Extensions of the Minimal Supersymmetric Standard Model (MSSM) with additional singlet scalar fields solve the important mu-parameter fine tuning problem of the MSSM. We compute and compare the neutral Higgs boson mass spectra, including one-loop corrections, of the following MSSM extensions: Next-to-Minimal Supersymmetric Standard Model (NMSSM), the nearly-Minimal Supersymmetric Standard Model (nMSSM), and the U(1)'-extended Minimal Supersymmetric Standard Model (UMSSM) by performing scans over model parameters. We find that the Secluded U(1)'-extended Minimal Supersymmetric Standard Model (sMSSM) is identical to the nMSSM if three of the additional scalars decouple. The dominant part of the one-loop corrections are model-independent since the singlet field does not couple to MSSM particles other than the Higgs doublets. Thus, model-dependent parameters enter the masses only at tree-level. We apply constraints from LEP bounds on the Standard Model and MSSM Higgs boson masses and the MSSM chargino mass, the invisible Z decay width, and the Z-Z' mixing angle. Some extended models permit a Higgs boson with mass substantially below the SM LEP limit or above theoretical limits in the MSSM. Ways to differentiate the models via masses, couplings, decays and production of the Higgs bosons are discussed.

Figures (15)

• Figure 1: Lightest CP-even and lightest CP-odd Higgs masses vs. $\tan\beta$ and $s$ for the MSSM, NMSSM, n/sMSSM, UMSSM, and the PQ limits. Only the theoretical constraints are applied with $s = 500$ GeV (for $\tan\beta$-varying curves), $\tan\beta = 2$ (for $s$-varying curves). Input parameters of $A_s = 500$ GeV, $A_t = 1$ TeV, $M_{\tilde{Q}} = M_{\tilde{U}} = 1$ TeV, $\kappa = 0.5$, $A_\kappa = -250$ GeV, $M_{\rm n}=500$ GeV, $\xi_F = -0.1$, $\xi_S = -0.1$, $h_s = 0.5$, $\theta_{E6} = -\tan^{-1}\sqrt{5\over3}$, and $Q = 300$ GeV, the renormalization scale, are taken. The $U(1)_{PQ}$ limit allows one massive CP-odd Higgs whose mass is equivalent to that of the UMSSM CP-odd Higgs.

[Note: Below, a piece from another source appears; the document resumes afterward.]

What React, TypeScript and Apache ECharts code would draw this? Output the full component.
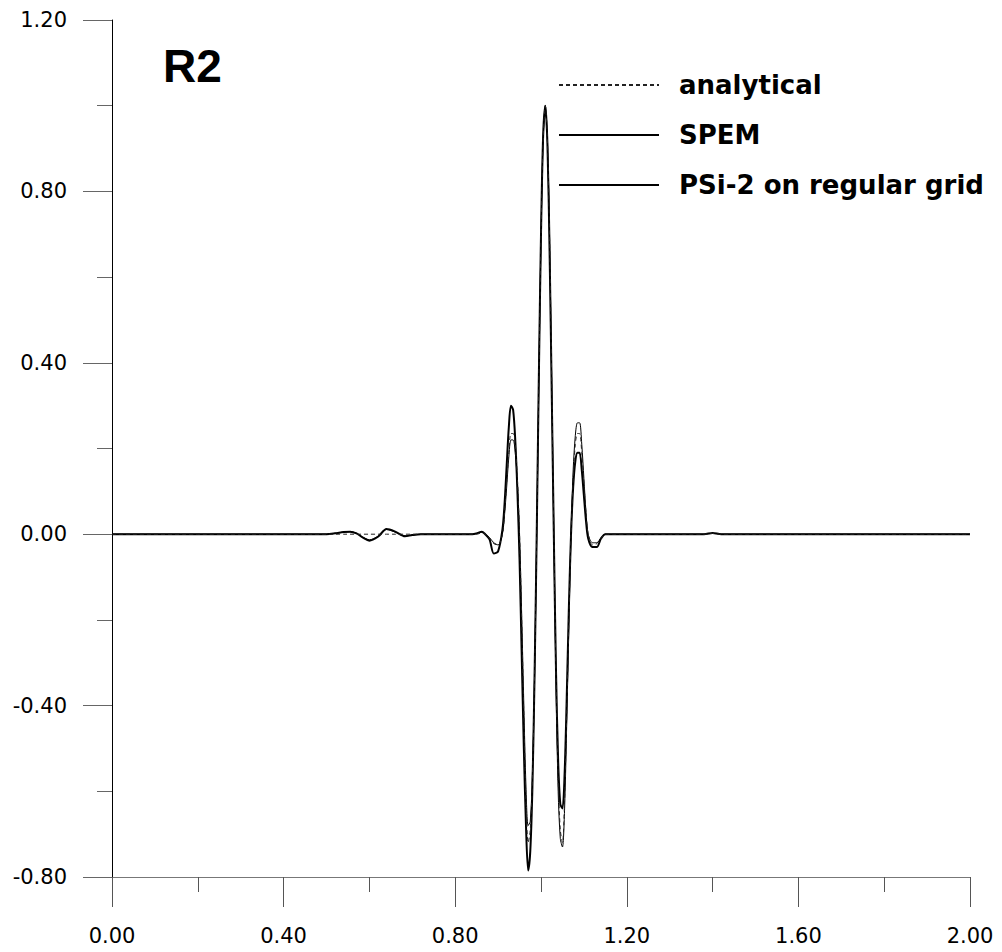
import React, { useEffect, useRef } from "react";
import * as echarts from "echarts";

const seriesNames = ["analytical", "SPEM", "PSi-2 on regular grid"];
const titleText = "R2";

// x positions (shared by every series)
const xs = [
  0, 0.2, 0.4, 0.5, 0.52, 0.54, 0.555, 0.57, 0.585, 0.6, 0.62, 0.64, 0.66, 0.683, 0.7, 0.72, 0.76, 0.8, 0.84, 0.85, 0.862,
  0.87, 0.88, 0.89, 0.9, 0.91, 0.915, 0.92, 0.925, 0.93, 0.935, 0.94, 0.945, 0.95, 0.955, 0.96, 0.965, 0.97, 0.975, 0.98,
  0.985, 0.99, 0.995, 1.0, 1.005, 1.01, 1.015, 1.02, 1.025, 1.03, 1.035, 1.04, 1.045, 1.05, 1.055, 1.06, 1.065, 1.07,
  1.075, 1.08, 1.085, 1.09, 1.095, 1.1, 1.105, 1.11, 1.12, 1.13, 1.14, 1.15,
  1.17, 1.2, 1.3, 1.38, 1.4, 1.42, 1.5, 1.6, 1.8, 2.0,
];

const analytical = [
  0, 0, 0, 0, 0, 0, 0, 0, 0, 0, 0, 0, 0, 0, 0, 0, 0, 0, 0, 0, 0.003,
  0, -0.01, -0.022, -0.025, 0, 0.05, 0.12, 0.19, 0.235, 0.235, 0.21, 0.13, 0, -0.2, -0.42, -0.62, -0.72, -0.69, -0.57,
  -0.33, 0, 0.36, 0.69, 0.92, 1.0, 0.92, 0.69, 0.36, 0, -0.33, -0.57, -0.69, -0.72, -0.62, -0.42, -0.2, 0,
  0.13, 0.21, 0.235, 0.235, 0.19, 0.12, 0.05, 0, -0.025, -0.022, -0.01, 0,
  0, 0, 0, 0, 0.002, 0, 0, 0, 0, 0,
];

const spem = [
  0, 0, 0, 0, 0.002, 0.005, 0.006, 0.002, -0.007, -0.013, -0.005, 0.011, 0.005, -0.004, -0.002, 0, 0, 0, 0, 0.002, 0.005,
  0, -0.008, -0.02, -0.025, 0, 0.045, 0.11, 0.18, 0.22, 0.22, 0.19, 0.12, 0, -0.19, -0.4, -0.59, -0.68, -0.67, -0.56,
  -0.33, 0, 0.36, 0.69, 0.92, 1.0, 0.92, 0.69, 0.35, -0.01, -0.35, -0.6, -0.71, -0.73, -0.64, -0.44, -0.21, 0,
  0.15, 0.23, 0.26, 0.26, 0.21, 0.13, 0.05, 0, -0.02, -0.02, -0.008, 0,
  0, 0, 0, 0, 0.002, 0, 0, 0, 0, 0,
];

const psi2 = [
  0, 0, 0, 0, 0.002, 0.005, 0.006, 0.002, -0.008, -0.015, -0.006, 0.012, 0.006, -0.005, -0.002, 0, 0, 0, 0, 0.002, 0.006,
  0, -0.012, -0.045, -0.04, 0.01, 0.07, 0.16, 0.25, 0.3, 0.29, 0.22, 0.1, -0.06, -0.28, -0.5, -0.68, -0.785, -0.74, -0.59,
  -0.33, 0, 0.37, 0.7, 0.93, 1.0, 0.91, 0.66, 0.33, -0.01, -0.32, -0.53, -0.63, -0.64, -0.56, -0.38, -0.17, 0,
  0.11, 0.17, 0.19, 0.19, 0.15, 0.09, 0.03, -0.01, -0.03, -0.03, -0.01, 0,
  0, 0, 0, 0, 0.003, 0, 0, 0, 0, 0,
];

const xMin = 0, xMax = 2, xStep = 0.4;
const yMin = -0.8, yMax = 1.2, yStep = 0.4;

const TITLE_FONT = "'Liberation Sans', Arial, sans-serif";
const FONT = "'DejaVu Sans', sans-serif";

export default function App() {
  const ref = useRef<HTMLDivElement>(null);
  useEffect(() => {
    document.body.style.margin = "0";
    if (!ref.current) return;
    const chart = echarts.init(ref.current, null, { renderer: "svg" });
    const zip = (ys: number[]) => xs.map((x, i) => [x, ys[i]]);
    chart.setOption({
      animation: false,
      backgroundColor: "#fff",
      textStyle: { fontFamily: FONT },
      title: {
        text: titleText,
        left: 163,
        top: 43,
        padding: 0,
        textStyle: { fontSize: 46, fontWeight: "bold", color: "#000", fontFamily: TITLE_FONT },
      },
      legend: {
        orient: "vertical",
        left: 558,
        top: 70,
        padding: 0,
        itemWidth: 100,
        itemHeight: 14,
        itemGap: 20,
        selectedMode: false,
        data: seriesNames,
        itemStyle: { opacity: 0, color: "transparent", borderWidth: 0 },
        textStyle: {
          fontSize: 26,
          fontWeight: "bold",
          color: "#000",
          fontFamily: FONT,
          lineHeight: 30,
          padding: [0, 0, 0, 15],
        },
      },
      grid: { left: 112, right: 32, top: 20, bottom: 75, containLabel: false },
      xAxis: {
        type: "value",
        min: xMin,
        max: xMax,
        interval: xStep,
        axisLine: { onZero: false, lineStyle: { color: "#777", width: 1 } },
        axisTick: { show: true, length: 30, lineStyle: { color: "#555", width: 1 } },
        minorTick: { show: true, splitNumber: 2, length: 15, lineStyle: { color: "#555", width: 1 } },
        splitLine: { show: false },
        minorSplitLine: { show: false },
        axisLabel: {
          margin: 48,
          fontSize: 21,
          color: "#000",
          fontFamily: FONT,
          formatter: (v: number) => v.toFixed(2),
        },
      },
      yAxis: {
        type: "value",
        min: yMin,
        max: yMax,
        interval: yStep,
        axisLine: { show: true, onZero: false, lineStyle: { color: "#000", width: 1 } },
        axisTick: { show: true, length: 29, lineStyle: { color: "#666", width: 1 } },
        minorTick: { show: true, splitNumber: 2, length: 15, lineStyle: { color: "#666", width: 1 } },
        splitLine: { show: false },
        minorSplitLine: { show: false },
        axisLabel: {
          margin: 45,
          fontSize: 21,
          color: "#000",
          fontFamily: FONT,
          formatter: (v: number) => v.toFixed(2),
        },
      },
      series: [
        {
          name: seriesNames[0],
          type: "line",
          data: zip(analytical),
          symbol: "none",
          smooth: 0.3,
          lineStyle: { color: "#222", width: 1, type: [4, 3] },
          itemStyle: { color: "#000" },
          z: 3,
        },
        {
          name: seriesNames[1],
          type: "line",
          data: zip(spem),
          symbol: "none",
          smooth: 0.3,
          lineStyle: { color: "#000", width: 1 },
          itemStyle: { color: "#000" },
          z: 2,
        },
        {
          name: seriesNames[2],
          type: "line",
          data: zip(psi2),
          symbol: "none",
          smooth: 0.3,
          lineStyle: { color: "#000", width: 2 },
          itemStyle: { color: "#000" },
          z: 1,
        },
      ],
    });
    return () => chart.dispose();
  }, []);
  return <div ref={ref} style={{ width: 1002, height: 952 }} />;
}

• Figure 2: Mass ranges of the lightest CP-even and CP-odd and the charged Higgs bosons in each extended-MSSM model from the grid and random scans. Explanation of extremal bounds and their values are provided for each model. Explanations are Th. - theoretical bound met, value not sensitive to limits of the scan parameters; Scan - value sensitive to limits of the scan parameters; State Crossing - value has maximum when crossing of states occurs (specifically for $A_1$ and $A_2$ in the NMSSM and n/sMSSM); LEP - experimental constraints from LEP; $\alpha_{ZZ'}$ - experimental constraints in the UMSSM on the $Z-Z'$ mixing angle.
• Figure 3: (a) LEP limit Sopczak:2005mc on $\xi_{ZZH_i} = \left({g_{ZZH_i} / g^{SM}_{ZZh}}\right)^2 = \Gamma_{Z \to Z H_i}/\Gamma^{SM}_{Z\to Zh}$, the scaled $ZZH_i$ coupling in new physics, vs. the light Higgs mass. The solid black curve is the observed limit with a 95% C. L. Points falling below this curve pass the $ZZH_i$ constraint. (b) $\cos^2(\beta-\alpha)$ vs. $M_{A_2}$ in the MSSM. The hard cutoff shown by the solid green line at $M_{A_2} = 93.4$ GeV is due to the constraint on $\sigma(e^+ e^- \to A_i H_1)$ discussed in Section \ref{['sect:dirlimits']}.
• Figure 4: Higgs masses vs. $\xi_{\text{MSSM}}$ in the (a) NMSSM, (b) n/sMSSM, (c) UMSSM and (d) the lightest CP-even Higgs of all extended models. The vertical line is the LEP lower bound on the MSSM (SM-like) Higgs mass.
• Figure 5: Higgs mass dependence on $\xi_S$ in the n/sMSSM. When $\xi_S\sim -0.1$, $H_2$ and $H_1$ switch content, allowing a light CP-even Higgs below the LEP limit.